Don’t let the seed of bitterness take root and overtake you. Lay down that right to hold a grudge.
8. We need to lay down our rights to grumble and argue (Phil 2:14)
“I must lay down my rights to hate my enemies, lay down my rights to take revenge and lay down my rights to hold a grudge? But, but, but….”
We must also lay down our rights to grumble and argue! We need to lay down our rights even when we think we are right!
9. We need to lay down our rights even when we are actually right! (2 Cor 5:21)
“God made him who had no sin to be sin for us, so that in him we might become the righteousness of God.”
God is right and we are wrong. God is the offended one and we are the offenders. Yet, He forgoes His right to punish us and took upon Himself our punishment.

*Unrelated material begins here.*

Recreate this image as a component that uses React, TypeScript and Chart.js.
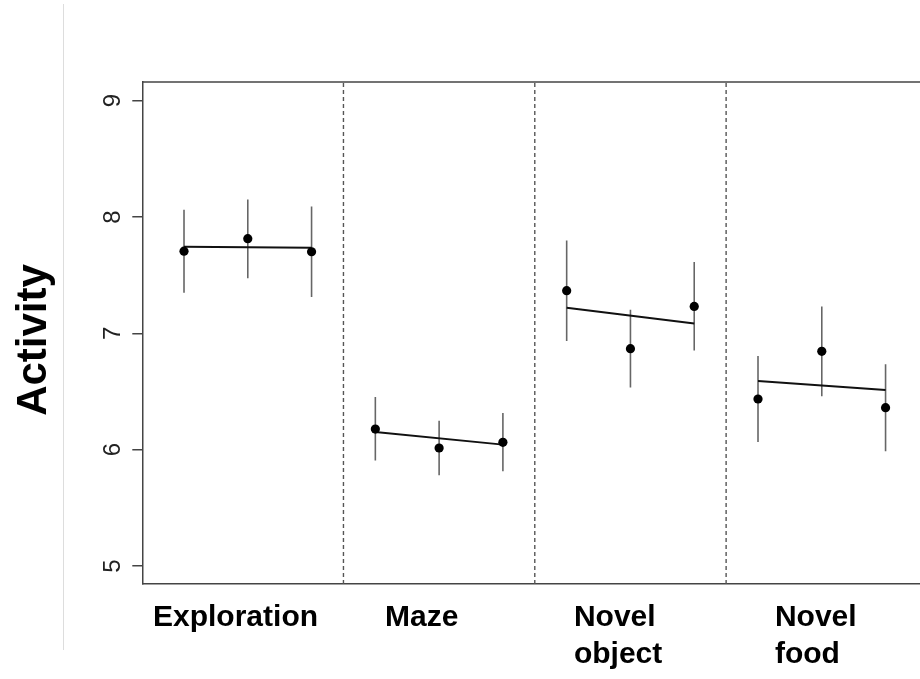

If God can lay down His right when He is actually right, shouldn’t we?
When we see relationships as precious and when it’s broken, the first step towards reconciliation must start with ourselves, laying down our rights.
This sermon was delivered at the CCMC on-site service on 13 March 2022. Following the sermon, David and his wife Chew Kheang shared their personal testimony with Loaves+Fishes. Read it here.
[1] Paul quoted this from Prov 25:21-22 but what does “Heaping burning coals on his head” mean?” It was said in the ancient Egyptian culture, when someone realize he has offended god, he needs to go to the temple to pick a tray of coal and carry it on his or her head as an act of repentance! This is why we must continue to do good to our enemies hoping that they will come to repentance. That is why the succeeding verse says, “Do not be overcome by evil, but overcome evil with good.”